TASK BRIEF: Write out the whole of the material exactly.

SUPPLIED MATERIAL:
================================
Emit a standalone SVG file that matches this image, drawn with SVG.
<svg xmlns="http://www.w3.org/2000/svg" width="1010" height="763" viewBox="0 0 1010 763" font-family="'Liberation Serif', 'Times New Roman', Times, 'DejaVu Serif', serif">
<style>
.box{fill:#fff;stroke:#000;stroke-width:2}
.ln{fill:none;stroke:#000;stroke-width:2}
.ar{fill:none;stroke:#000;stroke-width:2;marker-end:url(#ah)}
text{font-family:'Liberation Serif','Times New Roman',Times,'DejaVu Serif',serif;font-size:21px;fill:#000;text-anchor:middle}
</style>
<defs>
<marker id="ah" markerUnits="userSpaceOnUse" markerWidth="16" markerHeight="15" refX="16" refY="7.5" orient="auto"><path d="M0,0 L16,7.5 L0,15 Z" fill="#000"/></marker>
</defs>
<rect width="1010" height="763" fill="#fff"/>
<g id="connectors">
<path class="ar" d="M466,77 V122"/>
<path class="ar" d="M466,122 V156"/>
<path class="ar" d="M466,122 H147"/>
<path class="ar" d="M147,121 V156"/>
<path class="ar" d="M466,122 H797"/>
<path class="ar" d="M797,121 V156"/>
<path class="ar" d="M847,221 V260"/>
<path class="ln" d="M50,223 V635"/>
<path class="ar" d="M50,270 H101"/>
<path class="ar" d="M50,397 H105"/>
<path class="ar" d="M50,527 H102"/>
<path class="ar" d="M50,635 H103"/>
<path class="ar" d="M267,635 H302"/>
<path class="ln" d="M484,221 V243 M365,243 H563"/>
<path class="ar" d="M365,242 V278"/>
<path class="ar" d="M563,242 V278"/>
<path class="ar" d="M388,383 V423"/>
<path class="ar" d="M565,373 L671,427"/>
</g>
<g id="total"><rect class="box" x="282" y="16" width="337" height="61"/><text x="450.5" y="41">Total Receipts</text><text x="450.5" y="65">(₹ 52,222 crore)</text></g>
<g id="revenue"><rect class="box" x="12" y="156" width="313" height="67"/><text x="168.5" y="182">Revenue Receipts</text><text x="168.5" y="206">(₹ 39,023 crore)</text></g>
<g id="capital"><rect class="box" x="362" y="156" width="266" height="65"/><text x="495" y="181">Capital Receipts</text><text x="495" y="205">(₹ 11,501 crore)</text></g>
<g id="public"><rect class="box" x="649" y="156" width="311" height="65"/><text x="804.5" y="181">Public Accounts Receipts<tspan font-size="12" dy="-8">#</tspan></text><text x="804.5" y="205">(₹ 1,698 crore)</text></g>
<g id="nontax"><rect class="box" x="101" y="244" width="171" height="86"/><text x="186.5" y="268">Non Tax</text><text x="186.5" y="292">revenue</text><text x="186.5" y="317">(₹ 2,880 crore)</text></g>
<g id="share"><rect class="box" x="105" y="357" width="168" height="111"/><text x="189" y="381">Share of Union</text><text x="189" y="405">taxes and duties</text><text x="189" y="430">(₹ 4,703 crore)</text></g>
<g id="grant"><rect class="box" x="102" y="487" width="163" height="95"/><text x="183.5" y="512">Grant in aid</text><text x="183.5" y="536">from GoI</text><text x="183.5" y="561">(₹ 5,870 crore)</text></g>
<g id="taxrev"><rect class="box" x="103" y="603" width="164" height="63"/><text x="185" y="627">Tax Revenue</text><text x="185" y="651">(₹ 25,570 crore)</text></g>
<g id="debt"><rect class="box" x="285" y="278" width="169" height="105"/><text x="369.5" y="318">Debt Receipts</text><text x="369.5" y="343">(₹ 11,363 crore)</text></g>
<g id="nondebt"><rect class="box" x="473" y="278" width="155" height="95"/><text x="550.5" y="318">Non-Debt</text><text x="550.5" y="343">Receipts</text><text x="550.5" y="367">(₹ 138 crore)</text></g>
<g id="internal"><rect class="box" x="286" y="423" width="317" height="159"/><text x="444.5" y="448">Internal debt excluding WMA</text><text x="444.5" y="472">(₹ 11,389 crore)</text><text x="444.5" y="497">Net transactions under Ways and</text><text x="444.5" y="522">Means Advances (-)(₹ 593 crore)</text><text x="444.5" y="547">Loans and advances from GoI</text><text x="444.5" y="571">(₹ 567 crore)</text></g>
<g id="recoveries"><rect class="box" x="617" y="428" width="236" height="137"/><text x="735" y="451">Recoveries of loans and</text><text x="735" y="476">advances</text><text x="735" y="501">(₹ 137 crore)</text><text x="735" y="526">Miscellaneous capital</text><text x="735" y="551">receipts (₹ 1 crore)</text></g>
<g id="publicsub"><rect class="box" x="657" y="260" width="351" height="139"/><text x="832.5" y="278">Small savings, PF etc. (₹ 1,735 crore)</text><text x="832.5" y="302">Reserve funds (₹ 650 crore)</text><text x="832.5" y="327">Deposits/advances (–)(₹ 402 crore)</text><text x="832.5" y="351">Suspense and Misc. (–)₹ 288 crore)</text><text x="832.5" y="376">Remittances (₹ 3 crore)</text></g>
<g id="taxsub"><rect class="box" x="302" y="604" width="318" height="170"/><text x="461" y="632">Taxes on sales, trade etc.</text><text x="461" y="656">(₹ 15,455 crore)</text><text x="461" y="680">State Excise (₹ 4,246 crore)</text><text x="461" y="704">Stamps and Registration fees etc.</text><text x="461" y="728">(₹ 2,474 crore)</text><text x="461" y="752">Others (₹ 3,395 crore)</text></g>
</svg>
================================
PROBLEM SOLUTION:
Emit a standalone SVG file that matches this image, drawn with SVG.
<svg xmlns="http://www.w3.org/2000/svg" width="1010" height="763" viewBox="0 0 1010 763" font-family="'Liberation Serif', 'Times New Roman', Times, 'DejaVu Serif', serif">
<style>
.box{fill:#fff;stroke:#000;stroke-width:2}
.ln{fill:none;stroke:#000;stroke-width:2}
.ar{fill:none;stroke:#000;stroke-width:2;marker-end:url(#ah)}
text{font-family:'Liberation Serif','Times New Roman',Times,'DejaVu Serif',serif;font-size:21px;fill:#000;text-anchor:middle}
</style>
<defs>
<marker id="ah" markerUnits="userSpaceOnUse" markerWidth="16" markerHeight="15" refX="16" refY="7.5" orient="auto"><path d="M0,0 L16,7.5 L0,15 Z" fill="#000"/></marker>
</defs>
<rect width="1010" height="763" fill="#fff"/>
<g id="connectors">
<path class="ar" d="M466,77 V122"/>
<path class="ar" d="M466,122 V156"/>
<path class="ar" d="M466,122 H147"/>
<path class="ar" d="M147,121 V156"/>
<path class="ar" d="M466,122 H797"/>
<path class="ar" d="M797,121 V156"/>
<path class="ar" d="M847,221 V260"/>
<path class="ln" d="M50,223 V635"/>
<path class="ar" d="M50,270 H101"/>
<path class="ar" d="M50,397 H105"/>
<path class="ar" d="M50,527 H102"/>
<path class="ar" d="M50,635 H103"/>
<path class="ar" d="M267,635 H302"/>
<path class="ln" d="M484,221 V243 M365,243 H563"/>
<path class="ar" d="M365,242 V278"/>
<path class="ar" d="M563,242 V278"/>
<path class="ar" d="M388,383 V423"/>
<path class="ar" d="M565,373 L671,427"/>
</g>
<g id="total"><rect class="box" x="282" y="16" width="337" height="61"/><text x="450.5" y="41">Total Receipts</text><text x="450.5" y="65">(₹ 52,222 crore)</text></g>
<g id="revenue"><rect class="box" x="12" y="156" width="313" height="67"/><text x="168.5" y="182">Revenue Receipts</text><text x="168.5" y="206">(₹ 39,023 crore)</text></g>
<g id="capital"><rect class="box" x="362" y="156" width="266" height="65"/><text x="495" y="181">Capital Receipts</text><text x="495" y="205">(₹ 11,501 crore)</text></g>
<g id="public"><rect class="box" x="649" y="156" width="311" height="65"/><text x="804.5" y="181">Public Accounts Receipts<tspan font-size="12" dy="-8">#</tspan></text><text x="804.5" y="205">(₹ 1,698 crore)</text></g>
<g id="nontax"><rect class="box" x="101" y="244" width="171" height="86"/><text x="186.5" y="268">Non Tax</text><text x="186.5" y="292">revenue</text><text x="186.5" y="317">(₹ 2,880 crore)</text></g>
<g id="share"><rect class="box" x="105" y="357" width="168" height="111"/><text x="189" y="381">Share of Union</text><text x="189" y="405">taxes and duties</text><text x="189" y="430">(₹ 4,703 crore)</text></g>
<g id="grant"><rect class="box" x="102" y="487" width="163" height="95"/><text x="183.5" y="512">Grant in aid</text><text x="183.5" y="536">from GoI</text><text x="183.5" y="561">(₹ 5,870 crore)</text></g>
<g id="taxrev"><rect class="box" x="103" y="603" width="164" height="63"/><text x="185" y="627">Tax Revenue</text><text x="185" y="651">(₹ 25,570 crore)</text></g>
<g id="debt"><rect class="box" x="285" y="278" width="169" height="105"/><text x="369.5" y="318">Debt Receipts</text><text x="369.5" y="343">(₹ 11,363 crore)</text></g>
<g id="nondebt"><rect class="box" x="473" y="278" width="155" height="95"/><text x="550.5" y="318">Non-Debt</text><text x="550.5" y="343">Receipts</text><text x="550.5" y="367">(₹ 138 crore)</text></g>
<g id="internal"><rect class="box" x="286" y="423" width="317" height="159"/><text x="444.5" y="448">Internal debt excluding WMA</text><text x="444.5" y="472">(₹ 11,389 crore)</text><text x="444.5" y="497">Net transactions under Ways and</text><text x="444.5" y="522">Means Advances (-)(₹ 593 crore)</text><text x="444.5" y="547">Loans and advances from GoI</text><text x="444.5" y="571">(₹ 567 crore)</text></g>
<g id="recoveries"><rect class="box" x="617" y="428" width="236" height="137"/><text x="735" y="451">Recoveries of loans and</text><text x="735" y="476">advances</text><text x="735" y="501">(₹ 137 crore)</text><text x="735" y="526">Miscellaneous capital</text><text x="735" y="551">receipts (₹ 1 crore)</text></g>
<g id="publicsub"><rect class="box" x="657" y="260" width="351" height="139"/><text x="832.5" y="278">Small savings, PF etc. (₹ 1,735 crore)</text><text x="832.5" y="302">Reserve funds (₹ 650 crore)</text><text x="832.5" y="327">Deposits/advances (–)(₹ 402 crore)</text><text x="832.5" y="351">Suspense and Misc. (–)₹ 288 crore)</text><text x="832.5" y="376">Remittances (₹ 3 crore)</text></g>
<g id="taxsub"><rect class="box" x="302" y="604" width="318" height="170"/><text x="461" y="632">Taxes on sales, trade etc.</text><text x="461" y="656">(₹ 15,455 crore)</text><text x="461" y="680">State Excise (₹ 4,246 crore)</text><text x="461" y="704">Stamps and Registration fees etc.</text><text x="461" y="728">(₹ 2,474 crore)</text><text x="461" y="752">Others (₹ 3,395 crore)</text></g>
</svg>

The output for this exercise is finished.